Pull out every line below containing the word "this".

### [Task material]

··········

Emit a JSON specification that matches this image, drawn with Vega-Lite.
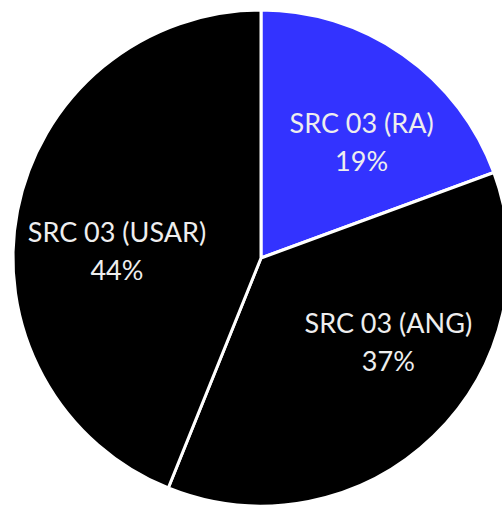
{
  "$schema": "https://vega.github.io/schema/vega-lite/v6.json",
  "width": 482,
  "height": 500,
  "padding": {"left": 20, "top": 8, "right": 0, "bottom": 0},
  "autosize": "none",
  "background": "white",
  "view": {"stroke": null},
  "data": {
    "values": [
      {"category": "SRC 03 (RA)", "value": 19.4, "rank": 1, "label": "SRC 03 (RA)\n19%"},
      {"category": "SRC 03 (ANG)", "value": 36.7, "rank": 2, "label": "SRC 03 (ANG)\n37%"},
      {"category": "SRC 03 (USAR)", "value": 43.9, "rank": 3, "label": "SRC 03 (USAR)\n44%"}
    ]
  },
  "encoding": {
    "theta": {"field": "value", "type": "quantitative", "stack": true},
    "order": {"field": "rank", "type": "quantitative"}
  },
  "layer": [
    {
      "mark": {"type": "arc", "outerRadius": 248, "stroke": "white", "strokeWidth": 3},
      "encoding": {
        "color": {
          "field": "category",
          "type": "nominal",
          "scale": {"domain": ["SRC 03 (RA)", "SRC 03 (ANG)", "SRC 03 (USAR)"], "range": ["#3333ff", "#000000", "#000000"]},
          "legend": null
        }
      }
    },
    {
      "mark": {
        "type": "text",
        "radius": 160,
        "font": "Lato",
        "fontSize": 27,
        "lineHeight": 38,
        "lineBreak": "\n",
        "fill": "#eeeeee",
        "align": "center",
        "baseline": "middle",
        "dx": {"expr": "datum.category == 'SRC 03 (RA)' ? 9 : datum.category == 'SRC 03 (ANG)' ? 16 : 13"},
        "dy": {"expr": "datum.category == 'SRC 03 (RA)' ? -2 : datum.category == 'SRC 03 (ANG)' ? -48 : 6"}
      },
      "encoding": {
        "text": {"field": "label", "type": "nominal"}
      }
    }
  ]
}
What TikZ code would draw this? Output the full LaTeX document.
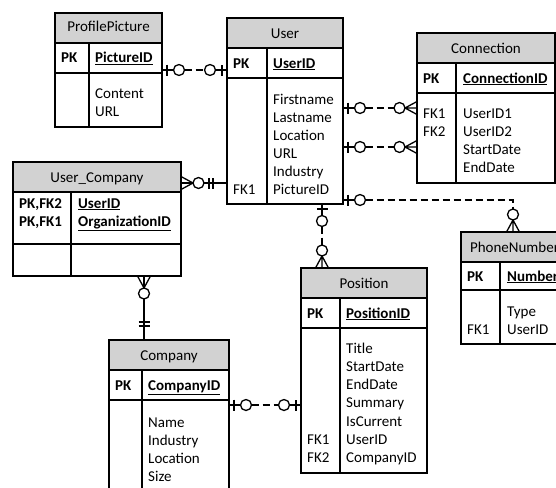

··········

### [Expected answer]
Emit a JSON specification that matches this image, drawn with Vega-Lite.
What TikZ code would draw this? Output the full LaTeX document.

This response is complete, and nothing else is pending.